Andy's the best in the business. Call him.
10 responses Add your response
I have many Amperex 7062s and think they were for the 3910 and 5910s when I had them. In the Tube Substitution Handbook, I looked up 6829 and found 12AV7s and 5965, which is noted as not working in all circuits, but this is not relevant in this case. The 7062s are shown to substitute for 5965s and E180CCs. So I think you can use 7062s for the 6829s. I think that is why I have so many.
I would check with John Tucker at Exemplar, however.
I should note that the 6829 and 7062s are shown on the Brent Jessie page as lower gain than 12AV7s.
Here is what John Tucker says you can use:
6829 (standard), 5965(recommended by John), 7062, E180CC, or CV8431 optional direct plug ins.
You don't need to go crazy and spend uber dollars. John designed it that way.
For convenience, here is a some general info on each tube:
This industrial tube is close enough to the 12AT7 that audiophiles have started buying them up and commenting on the low noise of this tube. It most likely is because it has a lower gain, a mu of 47 compared to 60 of a 12AT7. It is kind of like using a 5751 in place of a 12AX7--the lower gain being the main difference. These tubes are still plentiful, and are really well made. GE made a fine version of this tube in their "5-Star" broadcast line. A few have an extra mica spacer on top, known as "triple mica" and noted for lower microphonics. There is also a rare Telefunken version of this tube with long plates.
E180CC or 7062:
Most often found in European types, typically Amperex or Philips, this tube is virtually the same as a 5965 in regard to electrical specifications. Audiophiles have been seeking it out since the price is generally lower than the premium ECC81 NOS prices currently. Like the 5965, it has slightly lower gain than the 12AT7, and has the added advantage of a 10,000 hour heater life to make it another audiophile "secret" tube. A super bargain when you find them, since they are musical and smooth to listen to, and actually sound better than many standard 12AT7 tubes. Better grab them now while the prices are still low! This tube is about a half-inch taller than the standard 12AT7, so chassis space is an important consideration.
Yet another industrial tube that is very similar to the 5965. This one has a mu factor of 47 so it is slightly lower than the typical 12AT7. Those I have heard are rich, detailed, warm, and thanks to the lower mu, very quiet and low in microphonics. GE made these in their 5-star and military line so they are a rugged and long lasting tube. Like the E180CC, this tube is about a half-inch taller than the 12AT7, so you need to consider overhead chassis or cabinet space when swapping a 12AT7 with one of these. An excellent audio bargain now, but prices may soon climb as audiophiles discover them!

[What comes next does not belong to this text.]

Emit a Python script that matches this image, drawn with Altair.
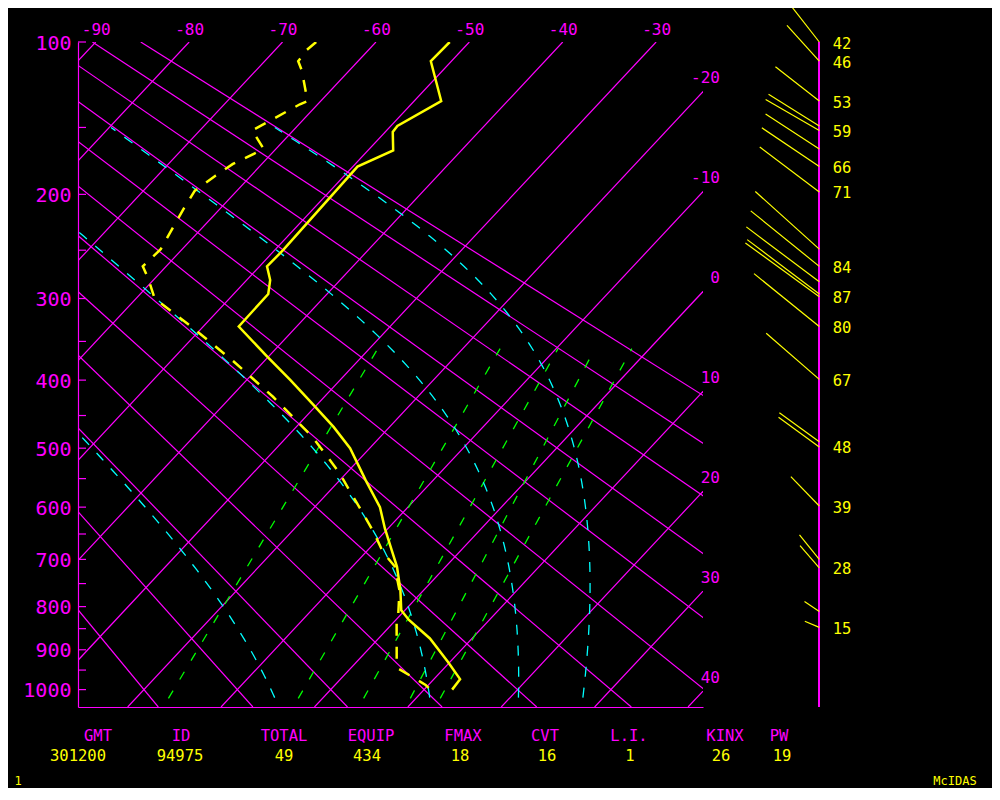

Thank you very much, M297904! Is the 5965 a relatively recent recommendation of John Tucker's? I had a 2900 or 2910 in which I was using 5965s or 7062s, per either John's or Tbg's recommendation. When I bought the 3910 3 years ago, after what I believe were the last modifications John made to the 3910, it came with 6829s; and the dealer told me this was what John recommended. I ask because my understanding is that John has moved on to modifying other, different, non-Denon players.
When I called John Tucker about a year ago to ask your exact question, that's what he told me. I think he likes to tinker and will try different caps and tubes to see what combo works best. For exampole, I found out one unit could have Dynamicaps, another may have Audicaps. I suspect the difference will not be too dramatic.